>> Begin Supplied information

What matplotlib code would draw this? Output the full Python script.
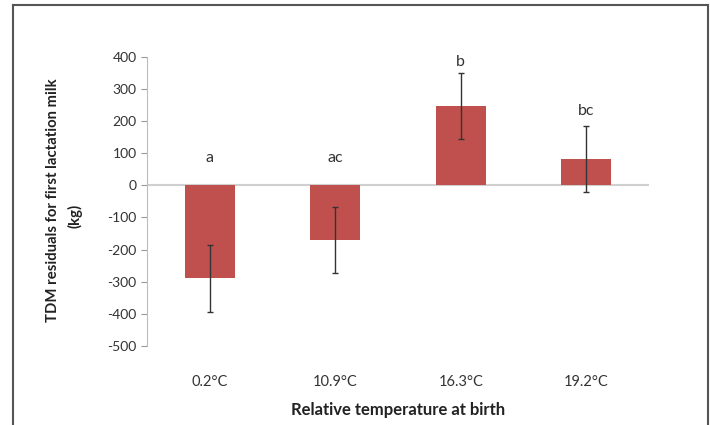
import matplotlib
matplotlib.use("Agg")
import matplotlib.pyplot as plt
from matplotlib.lines import Line2D

categories = ["0.2°C", "10.9°C", "16.3°C", "19.2°C"]
residuals = [-290, -170, 247, 81]
errors = [104, 103, 103, 103]
letters = ["a", "ac", "b", "bc"]
letter_y = [85, 85, 384, 232]

plt.rcParams["font.family"] = ["Lato", "DejaVu Sans"]
plt.rcParams["axes.unicode_minus"] = False

fw, fh = 710, 425
fig = plt.figure(figsize=(fw / 100, fh / 100), dpi=100)
ax = fig.add_axes([0.207, 0.1866, 0.707, 0.679])

x = range(len(categories))
ax.bar(x, residuals, width=0.4, color="#C0504D", zorder=2)
ax.errorbar(x, residuals, yerr=errors, fmt="none", ecolor="#333333",
            elinewidth=1, capsize=2.5, capthick=1, zorder=3)
ax.axhline(0, color="#D0D0D0", lw=1.5, zorder=1)

for xi, lab, ly in zip(x, letters, letter_y):
    ax.text(xi, ly, lab, ha="center", va="center", fontsize=11.5, color="#333333")

ax.set_xlim(-0.5, len(categories) - 0.5)
ax.set_ylim(-500, 400)
ax.set_yticks(range(-500, 401, 100))
ax.tick_params(axis="y", labelsize=10, colors="#999999", labelcolor="#333333",
               length=4, width=0.8, direction="out")
ax.set_xticks(list(x))
ax.set_xticklabels(categories)
ax.tick_params(axis="x", length=0, labelsize=10.5, labelcolor="#333333", pad=21)

for side in ["top", "right", "bottom"]:
    ax.spines[side].set_visible(False)
ax.spines["left"].set_color("#BBBBBB")

# axis titles
fig.text(398 / fw, 1 - 410 / fh, "Relative temperature at birth", fontsize=12,
         fontweight="bold", color="#222222", ha="center", va="center")
fig.text(53 / fw, 1 - 200 / fh, "TDM residuals for first lactation milk",
         fontsize=10.7, fontweight="bold", color="#222222", rotation=90,
         ha="center", va="center")
fig.text(75 / fw, 1 - 216 / fh, "(kg)", fontsize=10.7, fontweight="bold",
         color="#222222", rotation=90, ha="center", va="center")

# outer frame (no bottom edge)
frame = dict(color="#555555", lw=1.5, transform=fig.transFigure)
fig.add_artist(Line2D([13 / fw, 13 / fw], [0, 1 - 5 / fh], **frame))
fig.add_artist(Line2D([13 / fw, 708 / fw], [1 - 5 / fh, 1 - 5 / fh], **frame))
fig.add_artist(Line2D([708 / fw, 708 / fw], [0, 1 - 5 / fh], **frame))

fig.savefig("out.png", dpi=100)
plt.close(fig)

>> End Supplied information

▶ **Prompt**:
Copy the listing in full and without alteration, omitting every picture.

▶ **Final result**:
What matplotlib code would draw this? Output the full Python script.
import matplotlib
matplotlib.use("Agg")
import matplotlib.pyplot as plt
from matplotlib.lines import Line2D

categories = ["0.2°C", "10.9°C", "16.3°C", "19.2°C"]
residuals = [-290, -170, 247, 81]
errors = [104, 103, 103, 103]
letters = ["a", "ac", "b", "bc"]
letter_y = [85, 85, 384, 232]

plt.rcParams["font.family"] = ["Lato", "DejaVu Sans"]
plt.rcParams["axes.unicode_minus"] = False

fw, fh = 710, 425
fig = plt.figure(figsize=(fw / 100, fh / 100), dpi=100)
ax = fig.add_axes([0.207, 0.1866, 0.707, 0.679])

x = range(len(categories))
ax.bar(x, residuals, width=0.4, color="#C0504D", zorder=2)
ax.errorbar(x, residuals, yerr=errors, fmt="none", ecolor="#333333",
            elinewidth=1, capsize=2.5, capthick=1, zorder=3)
ax.axhline(0, color="#D0D0D0", lw=1.5, zorder=1)

for xi, lab, ly in zip(x, letters, letter_y):
    ax.text(xi, ly, lab, ha="center", va="center", fontsize=11.5, color="#333333")

ax.set_xlim(-0.5, len(categories) - 0.5)
ax.set_ylim(-500, 400)
ax.set_yticks(range(-500, 401, 100))
ax.tick_params(axis="y", labelsize=10, colors="#999999", labelcolor="#333333",
               length=4, width=0.8, direction="out")
ax.set_xticks(list(x))
ax.set_xticklabels(categories)
ax.tick_params(axis="x", length=0, labelsize=10.5, labelcolor="#333333", pad=21)

for side in ["top", "right", "bottom"]:
    ax.spines[side].set_visible(False)
ax.spines["left"].set_color("#BBBBBB")

# axis titles
fig.text(398 / fw, 1 - 410 / fh, "Relative temperature at birth", fontsize=12,
         fontweight="bold", color="#222222", ha="center", va="center")
fig.text(53 / fw, 1 - 200 / fh, "TDM residuals for first lactation milk",
         fontsize=10.7, fontweight="bold", color="#222222", rotation=90,
         ha="center", va="center")
fig.text(75 / fw, 1 - 216 / fh, "(kg)", fontsize=10.7, fontweight="bold",
         color="#222222", rotation=90, ha="center", va="center")

# outer frame (no bottom edge)
frame = dict(color="#555555", lw=1.5, transform=fig.transFigure)
fig.add_artist(Line2D([13 / fw, 13 / fw], [0, 1 - 5 / fh], **frame))
fig.add_artist(Line2D([13 / fw, 708 / fw], [1 - 5 / fh, 1 - 5 / fh], **frame))
fig.add_artist(Line2D([708 / fw, 708 / fw], [0, 1 - 5 / fh], **frame))

fig.savefig("out.png", dpi=100)
plt.close(fig)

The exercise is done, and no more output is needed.